Let's not be unfair to employers, here. They are under enormous pressure to offer higher pay packets to attract staff. They are also in a vicious circle where paying more to staff means they have less revenue to retain for capital investment or to pay shareholders extra dividends from increased profits.
The reality - and it's one that employers need to face - is if they don't pay higher wages or salaries, they won't have a business. Staff will simply go to places such as Australia, where employers were given the "get real" message years ago.
But employers also have a point. New Zealand's company tax rate has lost competitiveness. Cullen took too long to reduce the base rate from 33 cents in the dollar to 30 cents to match Australia's headline corporate rate. This unfortunate reluctance to face basic competitive pressures is now colouring the Finance Minister's attitude to personal tax cuts.
Cullen slagged National's tax-cut evangelism last week claiming that beneath its talk of the transformative power of tax cuts was an agenda to undermine the role of Government in society and win elections.
So why aren't Cullen's plans for a programme of personal tax cuts also about winning the election and undermining the Government's role in the economy?
Cullen doesn't buy into this particular syllogism. He claims a higher moral purpose and has put four conditions on the programme.
Labour will not borrow to pay for tax cuts, will not cut services to pay for tax cuts, will not exacerbate inflationary pressures and will not allow tax cuts to lead to greater inequality in society.
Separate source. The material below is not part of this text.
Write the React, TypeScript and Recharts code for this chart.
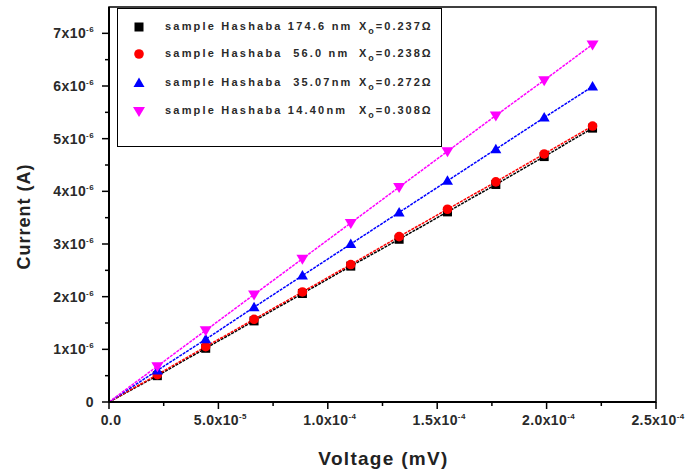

The final condition is potentially the most damaging one to New Zealand's ability to claw back its competitive advantage as far as talented people are concerned.
Inequalities are a fact of life, Dr Cullen. That's why we live in a capitalist society rather than a communist one, and offer incentives to improve your lot.
It's a moot point whether Labour's decision to wipe incentives for New Zealanders to improve their lots - through some misguided desire to make an equal society - has simply encouraged more people to move offshore.
In any event, Cullen's comments would be treated more seriously if the Government had applied a salary freeze for Cabinet ministers until other New Zealanders caught up, or a higher tax threshold for those earning more than $200,000.
The fact is that Cullen and Co have paid themselves very nicely over the past eight years and also ensured good pay rises for those on the State payroll. Meantime they have squeezed the retained income available to companies by taking too long to cut the corporate income tax rate.